Mamau’s Cheese Straws
As far back as I can remember, Christmas always started with my grandmother’s cheese straws. Her name was Heloise McKee, but we called her Mamau. For about 40 years, she hosted a fancy Christmas Eve dinner for our family at her home in Memphis. For her seven grandkids, this was a major event because it ended with the opening of presents in her living room, a pre-Santa bonanza that felt like a bonus. But for me, it always began with the cheese straws, which she set out in silver bowls as a cocktail snack. They appeared only on that annual occasion. My brother never cared for them, but I could eat a dozen in a sitting, seduced by the crunchy goodness of Cheddar and cayenne that tasted like Christmas to me.
I never gave those cheese straws much thought until earlier this year, when we lost Mamau at age 97. She had lived a remarkable life and been through difficult times—enduring the loss of a fiancé, who died in a small plane he was flying, and then marrying another pilot, my grandfather, who flew fighter planes in the South Pacific during World War II. But she was probably best known for her wry (and sometimes biting) sense of humor, which stayed with her until the very end. The day before she passed, she’d been having trouble breathing, so she asked for an ambulance to take her to the hospital. When a chipper doctor asked her how she was feeling after hours of poking, prodding, and blood work, she dryly said, “Never better.”
As we were clearing out her house and getting it ready for sale, I came across her old tin recipe box, which had been sitting in the same spot on the kitchen counter for several decades. She was not an enthusiastic cook, so it wasn’t jam-packed. There were many of her favorites on note cards—the beef tenderloin she always made for the holidays, hot water cornbread, a cranberry relish that she used to give as a gift, her mother’s pecan pie. But the one that caught my eye was her cheese straw recipe, just a few lines in her elegant handwriting and an attribution to an old friend, Mary Calvin Collins. For years, that was one of the only things she baked, and she never broke from the tradition of putting them out on Christmas Eve.

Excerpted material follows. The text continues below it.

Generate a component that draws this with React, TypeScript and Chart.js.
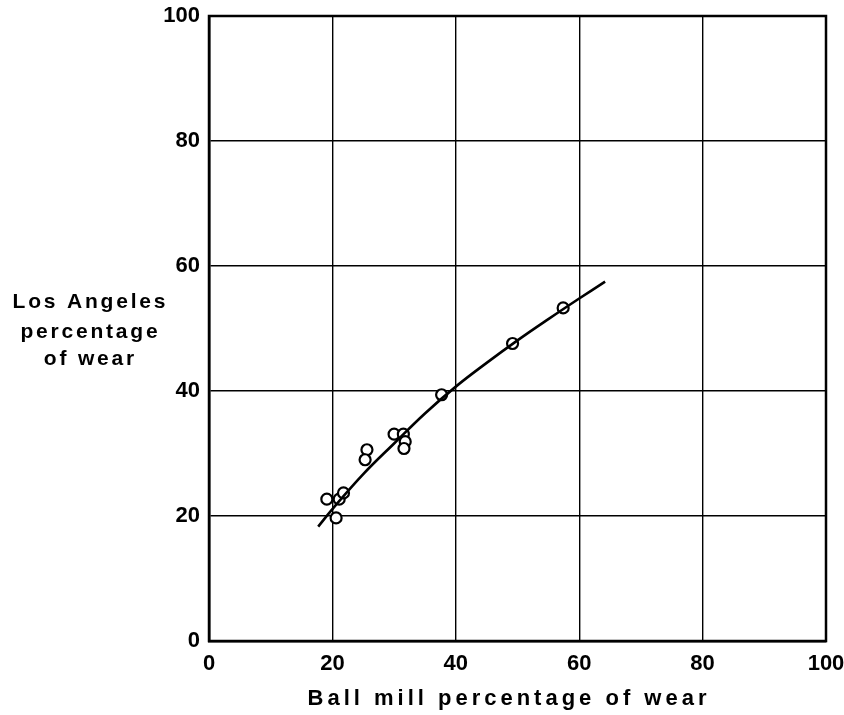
import React, { useEffect, useRef } from "react";
import { Chart, registerables } from "chart.js";

Chart.register(...registerables);

const pointX = [19.1, 21.1, 21.8, 20.6, 25.6, 25.3, 30.0, 31.5, 31.8, 31.6, 37.7, 49.2, 57.4];
const pointY = [22.7, 22.7, 23.7, 19.7, 30.6, 29.0, 33.1, 33.1, 31.9, 30.8, 39.4, 47.6, 53.3];

const curveX = [17.7, 20, 25, 30, 35, 40, 45, 50, 55, 60, 64.2];
const curveY = [18.3, 21.1, 26.7, 31.6, 36.4, 40.7, 44.5, 48.1, 51.5, 54.8, 57.5];

const xTitle = "Ball mill percentage of wear";
const yTitleLines = ["Los Angeles", "percentage", "of wear"];

const FONT = "'Liberation Sans', Arial, sans-serif";

const titlePlugin = {
  id: "titles",
  afterDraw(chart: any) {
    const { ctx, chartArea } = chart;
    ctx.save();
    ctx.strokeStyle = "#000";
    ctx.lineWidth = 2.5;
    ctx.strokeRect(chartArea.left, chartArea.top, chartArea.right - chartArea.left, chartArea.bottom - chartArea.top);

    const drawSpaced = (text: string, cx: number, baseline: number, size: number, ls: number) => {
      ctx.font = `bold ${size}px ${FONT}`;
      (ctx as any).letterSpacing = `${ls}px`;
      ctx.textAlign = "left";
      ctx.textBaseline = "alphabetic";
      ctx.fillStyle = "#000";
      const w = ctx.measureText(text).width - ls;
      ctx.fillText(text, cx - w / 2, baseline);
    };
    drawSpaced(xTitle, 507, 705, 22, 4.0);
    const baselines = [308, 338, 365];
    yTitleLines.forEach((t, i) => drawSpaced(t, 89, baselines[i], 21, 2.8));
    ctx.restore();
  },
};

export default function App() {
  const ref = useRef<HTMLCanvasElement | null>(null);
  useEffect(() => {
    if (!ref.current) return;
    const chart = new Chart(ref.current, {
      type: "scatter",
      data: {
        datasets: [
          {
            type: "line",
            data: curveX.map((x, i) => ({ x, y: curveY[i] })),
            borderColor: "#000",
            borderWidth: 2.6,
            pointRadius: 0,
            tension: 0.4,
            fill: false,
          } as any,
          {
            data: pointX.map((x, i) => ({ x, y: pointY[i] })),
            pointRadius: 5.5,
            pointBorderWidth: 2.2,
            borderColor: "#000",
            backgroundColor: "#fff",
            pointBackgroundColor: "#fff",
            pointBorderColor: "#000",
          },
        ],
      },
      plugins: [titlePlugin],
      options: {
        responsive: false,
        animation: false,
        layout: { padding: { top: 16, right: 18, left: 0, bottom: 0 } },
        plugins: { legend: { display: false }, tooltip: { enabled: false } },
        scales: {
          x: {
            type: "linear",
            min: 0,
            max: 100,
            ticks: { stepSize: 20, color: "#000", font: { family: FONT, size: 22, weight: "bold" }, padding: 10 },
            grid: { color: "#000", lineWidth: 1.4, drawTicks: false },
            border: { color: "#000", width: 2.5 },
            afterFit: (s: any) => {
              s.height = 74;
              s.paddingLeft = 0;
              s.paddingRight = 0;
            },
          },
          y: {
            type: "linear",
            min: 0,
            max: 100,
            ticks: { stepSize: 20, color: "#000", font: { family: FONT, size: 22, weight: "bold" }, padding: 9 },
            grid: { color: "#000", lineWidth: 1.4, drawTicks: false },
            border: { color: "#000", width: 2.5 },
            afterFit: (s: any) => {
              s.width = 209;
              s.paddingTop = 0;
              s.paddingBottom = 0;
            },
          },
        },
      },
    });
    return () => chart.destroy();
  }, []);
  return (
    <div style={{ position: "absolute", left: 0, top: 0, width: 844, height: 715, background: "#fff" }}>
      <canvas ref={ref} width={844} height={715} />
    </div>
  );
}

I can’t promise you they’re the best cheese straws ever, but I do miss walking into her house with a laundry basket full of gifts; seeing my aunts, uncles, and cousins; and finding those snacks in the same little bowls every year. They signaled that Christmas had finally arrived and the festivities had begun. In honor of Heloise, I want to kick off this issue in the same spirit. Happy holidays.